After inspecting a hideous house in the Parramatta area I commented throughout to the agent that the owners really were living in the dark ages, weren't they? I also said something like "There's no accounting for bad taste" and made various disparaging remarks about the swirl carpet and outdated colours etc- only to be told when we finished that it was actually her parents house! I immediately apologised and she agreed that it was actually preferable to hear the truth but I could see that she was a little hurt.... why not just declare agents interest on the ad in the first place?!!

The funniest one, however, was when a young agent showing me a particular unit showed me the main bedroom, only to jump up in fright when we encountered a rather large and semi-naked man on the bed who got up and said something to the effect of "What the hell are you doing here?!".... turns out we'd gone into the wrong unit on the same floor (he'd left his screen door shut but main door open). He couldn't get out of there fast enough!!
 
i always find it amusing when an agent can't find a bedroom. it's often a room that's been converted into stairs or deck that's been converted to an area off the living room for a very small computer area. i do have fun with these agents.

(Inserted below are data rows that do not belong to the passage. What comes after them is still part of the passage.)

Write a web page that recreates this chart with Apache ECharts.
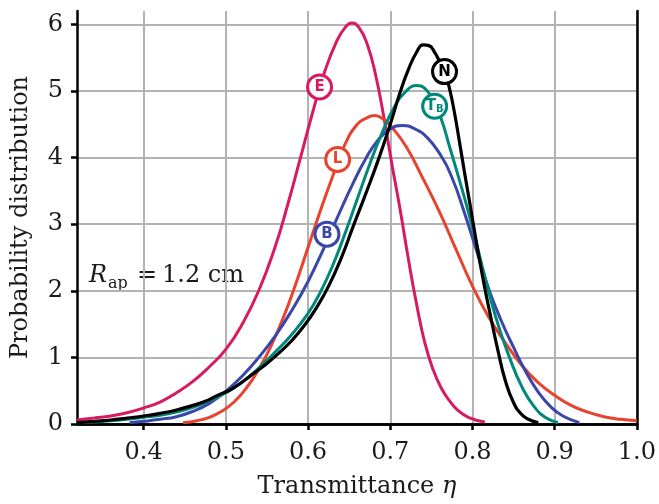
<!DOCTYPE html>
<html>
<head>
<meta charset="utf-8">
<script src="https://cdn.jsdelivr.net/npm/echarts@6/dist/echarts.min.js"></script>
<style>
  html, body { margin: 0; padding: 0; background: #fff; }
  #chart { width: 659px; height: 504px; }
</style>
</head>
<body>
<div id="chart"></div>
<script>
// Axis ranges and tick values
const X_MIN = 0.319, X_MAX = 1.0;
const Y_MIN = 0, Y_MAX = 6.2;
const xTicks = [0.4, 0.5, 0.6, 0.7, 0.8, 0.9, 1.0];
const yTicks = [0, 1, 2, 3, 4, 5, 6];

// Distribution E
const eX = [0.319,0.34,0.36,0.38,0.40,0.42,0.44,0.46,0.48,0.50,0.52,0.54,0.56,0.575,0.59,0.605,0.62,0.635,0.645,0.653,0.662,0.672,0.682,0.692,0.702,0.712,0.722,0.732,0.742,0.752,0.762,0.772,0.782,0.795,0.815];
const eY = [0.06,0.09,0.12,0.17,0.24,0.33,0.47,0.64,0.86,1.12,1.50,2.00,2.66,3.28,3.96,4.65,5.28,5.75,5.95,6.02,5.95,5.70,5.25,4.62,3.90,3.22,2.48,1.80,1.22,0.82,0.54,0.35,0.21,0.10,0.03];

// Distribution L
const lX = [0.448,0.465,0.48,0.495,0.51,0.525,0.54,0.555,0.57,0.585,0.60,0.615,0.63,0.645,0.66,0.672,0.681,0.692,0.703,0.72,0.74,0.76,0.78,0.80,0.82,0.84,0.86,0.88,0.90,0.92,0.94,0.96,0.98,1.0];
const lY = [0.02,0.05,0.10,0.19,0.33,0.54,0.82,1.17,1.60,2.10,2.65,3.20,3.72,4.20,4.50,4.60,4.63,4.57,4.44,4.15,3.68,3.18,2.62,2.07,1.60,1.22,0.88,0.62,0.43,0.28,0.18,0.11,0.07,0.05];

// Distribution B
const bX = [0.383,0.40,0.42,0.44,0.46,0.48,0.50,0.52,0.54,0.56,0.58,0.60,0.62,0.64,0.655,0.67,0.685,0.70,0.715,0.73,0.745,0.76,0.775,0.79,0.805,0.82,0.835,0.85,0.865,0.88,0.895,0.91,0.93];
const bY = [0.02,0.04,0.07,0.11,0.19,0.31,0.49,0.72,1.0,1.32,1.70,2.14,2.66,3.22,3.62,3.98,4.26,4.43,4.48,4.43,4.30,4.06,3.70,3.18,2.60,2.02,1.55,1.15,0.78,0.48,0.26,0.12,0.02];

// Distribution T_B
const tX = [0.319,0.34,0.36,0.38,0.40,0.42,0.44,0.46,0.48,0.50,0.52,0.54,0.56,0.58,0.60,0.615,0.63,0.645,0.66,0.675,0.69,0.705,0.718,0.732,0.742,0.752,0.762,0.772,0.782,0.792,0.802,0.812,0.822,0.832,0.845,0.86,0.875,0.89,0.904];
const tY = [0.02,0.03,0.05,0.07,0.10,0.13,0.18,0.25,0.35,0.47,0.63,0.84,1.08,1.34,1.66,1.98,2.38,2.86,3.38,3.90,4.37,4.76,4.98,5.08,5.04,4.86,4.58,4.17,3.75,3.32,2.85,2.36,1.88,1.46,1.0,0.56,0.26,0.09,0.02];

// Distribution N
const nX = [0.319,0.34,0.36,0.38,0.40,0.42,0.44,0.46,0.475,0.49,0.505,0.52,0.535,0.55,0.565,0.58,0.595,0.61,0.625,0.64,0.655,0.67,0.685,0.70,0.712,0.722,0.732,0.740,0.747,0.754,0.760,0.766,0.772,0.778,0.784,0.790,0.796,0.802,0.808,0.815,0.823,0.831,0.840,0.85,0.86,0.87,0.88];
const nY = [0.02,0.04,0.06,0.09,0.12,0.16,0.21,0.28,0.34,0.43,0.51,0.63,0.77,0.91,1.07,1.25,1.47,1.74,2.07,2.48,2.97,3.45,3.95,4.5,4.98,5.32,5.58,5.69,5.68,5.58,5.44,5.29,5.04,4.68,4.25,3.80,3.37,2.93,2.50,2.04,1.56,1.10,0.65,0.32,0.14,0.06,0.02];

// Curve tags: names, tag text, tag positions on each curve
const names = ['E', 'L', 'B', 'T_B', 'N'];
const tagText = ['E', 'L', 'B', '{t|T}{s|B}', 'N'];
const tagX = [0.614, 0.636, 0.623, 0.754, 0.766];
const tagY = [5.06, 3.97, 2.85, 4.77, 5.29];
const colors = ['#D81B60', '#E8432F', '#3A47AA', '#00897B', '#000000'];

const xs = [eX, lX, bX, tX, nX];
const ys = [eY, lY, bY, tY, nY];

const SERIF = '"DejaVu Serif", serif';
const SANS = '"DejaVu Sans", sans-serif';
const FS = 24;

const series = [];
names.forEach((nm, i) => {
  series.push({
    name: nm,
    type: 'line',
    data: xs[i].map((x, k) => [x, ys[i][k]]),
    showSymbol: false,
    smooth: 0.5,
    lineStyle: { color: colors[i], width: i === 4 ? 3.2 : 3 },
    z: 3 + i,
    silent: true
  });
});
names.forEach((nm, i) => {
  series.push({
    name: nm + ' tag',
    type: 'scatter',
    data: [[tagX[i], tagY[i]]],
    symbol: 'circle',
    symbolSize: 24,
    itemStyle: { color: '#fff', borderColor: colors[i], borderWidth: 3, opacity: 1 },
    label: {
      show: true,
      position: 'inside',
      formatter: tagText[i],
      color: colors[i],
      fontFamily: SANS,
      fontWeight: 'bold',
      fontSize: 15,
      rich: {
        t: { color: colors[i], fontFamily: SANS, fontWeight: 'bold', fontSize: 15 },
        s: { color: colors[i], fontFamily: SANS, fontWeight: 'bold', fontSize: 10, padding: [6, 0, 0, 0] }
      }
    },
    z: 20,
    silent: true
  });
});

const frameAxis = {
  axisLine: { show: true, lineStyle: { color: '#000', width: 2.5 } },
  axisTick: { show: false },
  axisLabel: { show: false },
  splitLine: { show: false }
};

const option = {
  animation: false,
  backgroundColor: '#fff',
  grid: { left: 77, right: 21, top: 11, bottom: 76, containLabel: false },
  xAxis: [
    {
      type: 'value', min: X_MIN, max: X_MAX, splitNumber: 7,
      axisLine: { show: true, onZero: false, lineStyle: { color: '#000', width: 2.5 } },
      axisTick: { show: true, length: 6, lineStyle: { color: '#000', width: 2.5 }, customValues: xTicks },
      axisLabel: { customValues: xTicks, formatter: v => v.toFixed(1), fontFamily: SERIF, fontSize: FS, color: '#1a1a1a', margin: 17 },
      splitLine: { show: true, lineStyle: { color: '#b3b3b3', width: 2 } },
      name: '{a|Transmittance }{b|η}',
      nameLocation: 'middle',
      nameGap: 51,
      nameTextStyle: {
        rich: {
          a: { fontFamily: SERIF, fontSize: FS, color: '#1a1a1a' },
          b: { fontFamily: SERIF, fontSize: FS, fontStyle: 'italic', color: '#1a1a1a' }
        }
      }
    },
    Object.assign({ type: 'value', min: X_MIN, max: X_MAX, position: 'top' }, frameAxis)
  ],
  yAxis: [
    {
      type: 'value', min: Y_MIN, max: Y_MAX, interval: 1,
      axisLine: { show: true, onZero: false, lineStyle: { color: '#000', width: 2.5 } },
      axisTick: { show: true, length: 6, lineStyle: { color: '#000', width: 2.5 }, customValues: yTicks },
      axisLabel: { customValues: yTicks, fontFamily: SERIF, fontSize: FS, color: '#1a1a1a', margin: 14 },
      splitLine: { show: true, lineStyle: { color: '#b3b3b3', width: 2 } },
      name: 'Probability distribution',
      nameLocation: 'middle',
      nameGap: 44,
      nameTextStyle: { fontFamily: SERIF, fontSize: FS, color: '#1a1a1a' }
    },
    Object.assign({ type: 'value', min: Y_MIN, max: Y_MAX, position: 'right' }, frameAxis)
  ],
  graphic: [
    { type: 'text', left: 89, top: 264, style: { text: 'R', font: 'italic 24px "DejaVu Serif"', fill: '#1a1a1a' } },
    { type: 'text', left: 108, top: 276, style: { text: 'ap', font: '16px "DejaVu Serif"', fill: '#1a1a1a' } },
    { type: 'text', left: 137, top: 264, style: { text: '=', font: '24px "DejaVu Serif"', fill: '#1a1a1a' } },
    { type: 'text', left: 162, top: 264, style: { text: '1.2 cm', font: '24px "DejaVu Serif"', fill: '#1a1a1a' } }
  ],
  series: series
};

const chart = echarts.init(document.getElementById('chart'), null, { renderer: 'canvas' });
chart.setOption(option);
</script>
</body>
</html>
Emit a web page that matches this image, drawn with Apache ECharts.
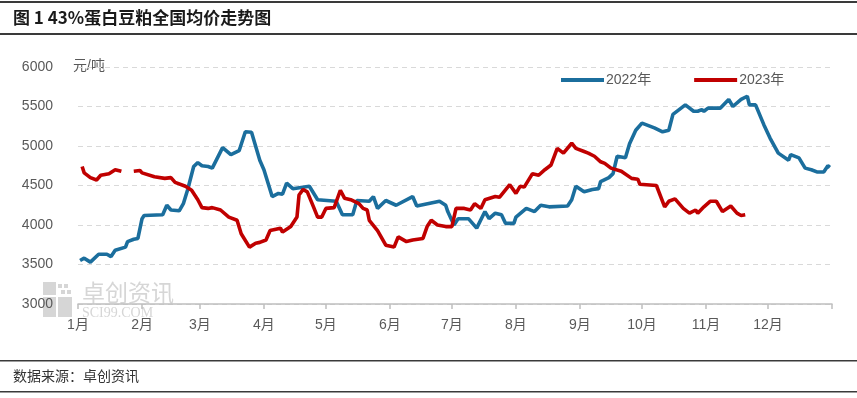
<!DOCTYPE html>
<html>
<head>
<meta charset="utf-8">
<script src="https://cdn.jsdelivr.net/npm/echarts@6/dist/echarts.min.js"></script>
<style>
html,body{margin:0;padding:0;background:#fff;}
#chart{width:857px;height:398px;}
</style>
</head>
<body>
<div id="chart"></div>
<script>
const titleText = '图 1 43%蛋白豆粕全国均价走势图';
const sourceText = '数据来源：卓创资讯';
const unitText = '元/吨';
const monthLabels = ['1月','2月','3月','4月','5月','6月','7月','8月','9月','10月','11月','12月'];
const yTicks = [3000, 3500, 4000, 4500, 5000, 5500, 6000];
const seriesNames = ['2022年', '2023年'];

const dates2022 = ['01-02','01-04','01-07','01-11','01-15','01-17','01-19','01-24','01-25','01-28','01-30',
 '02-01','02-02','02-11','02-13','02-15','02-19','02-21','02-23','02-26','02-28',
 '03-02','03-05','03-07','03-12','03-16','03-20','03-23','03-26','03-30',
 '04-01','04-05','04-08','04-10','04-12','04-15','04-23','04-27',
 '05-06','05-09','05-14','05-16','05-22','05-24','05-26','05-30',
 '06-04','06-12','06-14','06-25','06-28','06-29',
 '07-02','07-04','07-09','07-13','07-17','07-19','07-22','07-25','07-27','07-31',
 '08-01','08-06','08-10','08-13','08-17','08-26','08-28','08-30',
 '09-03','09-07','09-10','09-11','09-15','09-17','09-19','09-23','09-25','09-28',
 '10-01','10-07','10-11','10-14','10-16','10-22','10-26','10-28','10-30','10-31',
 '11-02','11-08','11-12','11-14','11-18','11-21','11-22','11-25','11-29',
 '12-02','12-06','12-11','12-12','12-16','12-19','12-22','12-25','12-28','12-30','12-31'];
const values2022 = [3550,3580,3530,3630,3630,3600,3680,3720,3790,3820,3830,
 4080,4120,4130,4250,4190,4180,4270,4440,4740,4790,
 4750,4740,4720,4980,4890,4940,5180,5175,4820,
 4700,4360,4400,4390,4530,4460,4490,4320,
 4300,4130,4130,4310,4300,4360,4210,4310,
 4250,4360,4240,4300,4250,4170,
 4000,4080,4080,3960,4170,4080,4150,4130,4020,4020,
 4100,4210,4170,4250,4230,4240,4320,4490,
 4420,4450,4460,4550,4600,4650,4870,4850,5030,5200,
 5290,5230,5180,5200,5400,5520,5440,5440,5460,5440,
 5480,5480,5590,5500,5590,5630,5520,5520,5270,
 5100,4910,4820,4890,4850,4720,4700,4670,4670,4750,4730];

const dates2023 = ['01-03','01-04','01-07','01-10','01-12','01-16','01-19','01-22','01-25','01-28','01-31',
 '02-01','02-07','02-12','02-15','02-17','02-22','02-25','02-28',
 '03-02','03-05','03-07','03-11','03-15','03-19','03-21','03-25','03-28','03-30',
 '04-02','04-04','04-09','04-10','04-14','04-17','04-18','04-20','04-22','04-25','04-27','04-29',
 '05-01','05-05','05-08','05-10','05-13','05-17','05-19','05-21','05-22','05-26','05-30',
 '06-03','06-05','06-09','06-12','06-17','06-19','06-21','06-24','06-28',
 '07-01','07-03','07-07','07-10','07-12','07-15','07-17','07-22','07-24','07-29',
 '08-01','08-03','08-05','08-09','08-12','08-15','08-18','08-21','08-24','08-28','08-30',
 '09-03','09-05','09-08','09-11','09-13','09-16','09-21','09-26','09-29','09-30',
 '10-08','10-12','10-14','10-17','10-21','10-24','10-27','10-28','10-31',
 '11-03','11-06','11-09','11-13','11-16','11-18','11-20'];
const values2023 = [4740,4660,4600,4570,4630,4650,4700,4680,null,4680,4690,
 4660,4610,4590,4600,4540,4490,4440,4320,
 4220,4210,4220,4190,4100,4060,3890,3720,3770,3780,
 3810,3930,3960,3910,3980,4100,4380,4450,4420,4230,4100,4100,
 4210,4220,4440,4340,4320,4270,4210,4190,4060,3930,3745,
 3720,3850,3790,3810,3830,3980,4060,4000,3980,
 3980,4210,4210,4190,4270,4210,4320,4360,4350,4510,
 4400,4490,4480,4650,4630,4700,4760,4970,4910,5035,4970,
 4930,4910,4870,4800,4780,4720,4680,4590,4580,4515,
 4500,4230,4300,4330,4210,4150,4190,4150,4230,
 4300,4300,4170,4240,4150,4120,4130];

function dayIndex(mmdd) {
  const p = mmdd.split('-');
  return Math.round((Date.UTC(2022, +p[0] - 1, +p[1]) - Date.UTC(2022, 0, 1)) / 86400000);
}
const monthStarts = [];
for (let m = 0; m <= 12; m++) {
  monthStarts.push(Math.round((Date.UTC(2022, m, 1) - Date.UTC(2022, 0, 1)) / 86400000));
}
function toPairs(dates, values) {
  return dates.map((d, i) => [dayIndex(d), values[i] == null ? '-' : values[i]]);
}

const labelFont = '"Liberation Sans", "Noto Sans CJK SC", sans-serif';
const gray = '#595959';
const blue = '#1b6e9d';
const red = '#c00000';
const wm = '#d6d6d6';

const chart = echarts.init(document.getElementById('chart'), null, {renderer: 'canvas'});
chart.setOption({
  animation: false,
  backgroundColor: '#fff',
  grid: {left: 78, right: 25, top: 67, bottom: 94},
  legend: {
    left: 556, top: 68,
    itemWidth: 43, itemHeight: 4, itemGap: 43,
    icon: 'rect',
    textStyle: {fontSize: 14, color: gray, fontFamily: labelFont, padding: [0, 0, 0, -3]},
    data: seriesNames
  },
  xAxis: {
    type: 'value', min: 0, max: 365,
    axisLine: {show: true, lineStyle: {color: '#bfbfbf', width: 1.5}},
    axisTick: {show: true, length: 5, lineStyle: {color: '#bfbfbf', width: 1.5}, customValues: monthStarts},
    axisLabel: {
      customValues: monthStarts.slice(0, 12),
      formatter: v => monthLabels[monthStarts.indexOf(v)] || '',
      fontSize: 14, color: gray, fontFamily: labelFont, margin: 14
    },
    splitLine: {show: false}
  },
  yAxis: {
    type: 'value', min: yTicks[0], max: yTicks[yTicks.length - 1], interval: 500,
    axisLine: {show: false}, axisTick: {show: false},
    axisLabel: {fontSize: 14, color: gray, fontFamily: labelFont, margin: 25, formatter: v => String(v)},
    splitLine: {show: true, lineStyle: {color: '#d9d9d9', width: 1.2, type: [5, 4]}}
  },
  series: [
    {name: seriesNames[0], type: 'line', data: toPairs(dates2022, values2022), showSymbol: false,
     lineStyle: {color: blue, width: 3.6}, itemStyle: {color: blue}, z: 3},
    {name: seriesNames[1], type: 'line', data: toPairs(dates2023, values2023), showSymbol: false,
     connectNulls: false, lineStyle: {color: red, width: 3.6}, itemStyle: {color: red}, z: 4}
  ],
  graphic: [
    {type: 'rect', shape: {x: 0, y: 1, width: 857, height: 2}, style: {fill: '#3a3a3a'}},
    {type: 'text', left: 13, top: 9, style: {text: titleText, fontSize: 17, fontWeight: 'bold', fill: '#1a1a1a', fontFamily: '"Noto Sans CJK SC", sans-serif'}},
    {type: 'rect', shape: {x: 0, y: 33, width: 857, height: 2}, style: {fill: '#3a3a3a'}},
    {type: 'text', left: 73, top: 59, style: {text: unitText, fontSize: 14, fill: gray, fontFamily: labelFont}},
    {type: 'rect', shape: {x: 0, y: 360, width: 857, height: 1.5}, style: {fill: '#3a3a3a'}},
    {type: 'text', left: 13, top: 369, style: {text: sourceText, fontSize: 14, fill: '#333', fontFamily: '"Noto Sans CJK SC", sans-serif'}},
    {type: 'rect', shape: {x: 0, y: 391, width: 857, height: 1.5}, style: {fill: '#3a3a3a'}},
    {type: 'group', left: 43, top: 282, z: -1, silent: true, children: [
      {type: 'rect', shape: {x: 0, y: 0, width: 13, height: 13}, style: {fill: wm}},
      {type: 'rect', shape: {x: 15, y: 2, width: 4, height: 4}, style: {fill: wm}},
      {type: 'rect', shape: {x: 21, y: 2, width: 4, height: 4}, style: {fill: wm}},
      {type: 'rect', shape: {x: 18, y: 8, width: 4, height: 4}, style: {fill: wm}},
      {type: 'rect', shape: {x: 24, y: 8, width: 4, height: 4}, style: {fill: wm}},
      {type: 'rect', shape: {x: 0, y: 15, width: 13, height: 20}, style: {fill: wm}},
      {type: 'rect', shape: {x: 15, y: 15, width: 14, height: 20}, style: {fill: wm}}
    ]},
    {type: 'text', left: 82, top: 281, z: -1, silent: true, style: {text: '卓创资讯', fontSize: 23, letterSpacing: 5, fill: wm, fontFamily: '"Noto Sans CJK SC", sans-serif'}},
    {type: 'text', left: 82, top: 306, z: -1, silent: true, style: {text: 'SCI99.COM', fontSize: 14, letterSpacing: 4.5, fill: wm, fontFamily: '"Liberation Serif", serif'}}
  ]
});
</script>
</body>
</html>
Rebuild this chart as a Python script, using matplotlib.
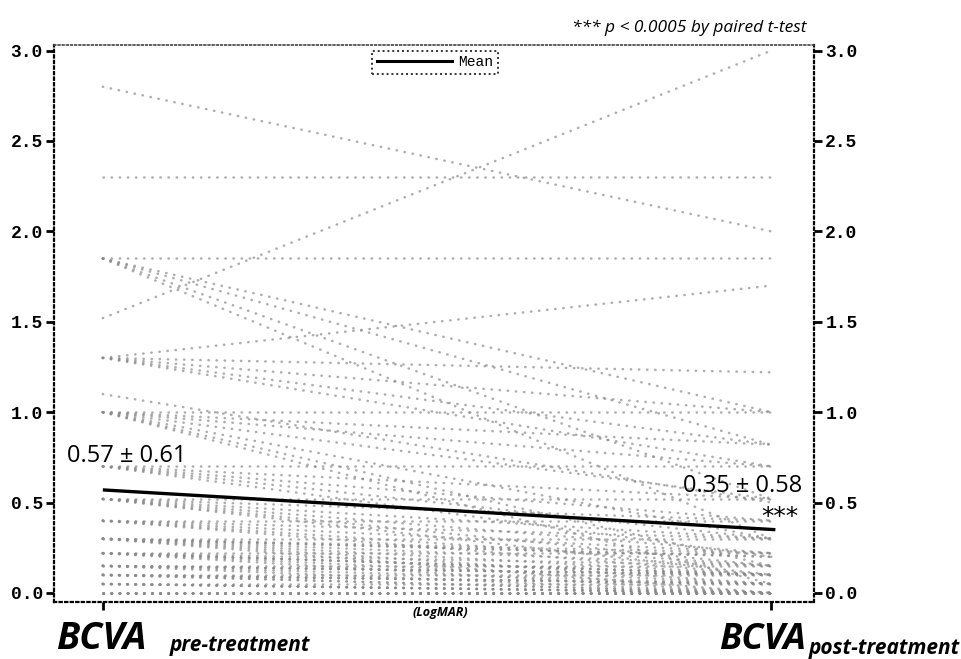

then there's the storage/rumpus/utility room downstairs that can not be advertised as a bedroom because it is not legal height. but it doesn't stop them.
 
A Ray White agent said to me, "heaps of people looked at this, but you were the only bloke it didn't frighten"

Whoa, dejavu on this as well.

Before we bought a trucking yard, I met the Ray White agent on-site. I pulled up and parked in the grotty front yard where all of the trailers and **** was stacked.

He pulled up next to me about 5 minutes later and said "Congratulations, you are the 26th person to call about this place, the 16th who has wanted an inspection but the very first to have actually driven in. All the others took off as soon as they saw the place."

We eventually went through the place and it got steadily worse from the front gate the more we walked towards the rear fence. It's about 200m long, so cannot see it all from the road.

When we squeezed into the tiny demountable office section with the female Owner who weighed about 220kg and had loose papers stacked messily up to the roof, she couldn't find the council rates notice that I'd asked to see and had to leave temporarily to find it, the Agent quietly whispered "she's the most disgusting, disorganised thing he'd ever met and didn't know her @r$e from her elbow."

I thought - I'm in here !!

After purchasing it and eventually clearing off 82 tonnes worth of rubbish, kicking out 5 separate sets of dropkicks who paid no rent and deliberately damaged the property, people now say we were very lucky to buy it.
 
Dazz, like my father in law says to me - sometimes you make your own luck!

Things You Do Not Expect an Agent to Say:- my favourite experience was a pretty recent inspection of two separate properties, owned by the same owners. The RE agent freely volunteered the information that they'd bought them for 290K each (advertised at the moment as 250K each) and that they'd got in over their heads financially, so desperately needed to get rid of both of them. :eek:

All I could think of was, who on earth are YOU working for, lady?!

This is a prime example of why I sold our last two properties myself!!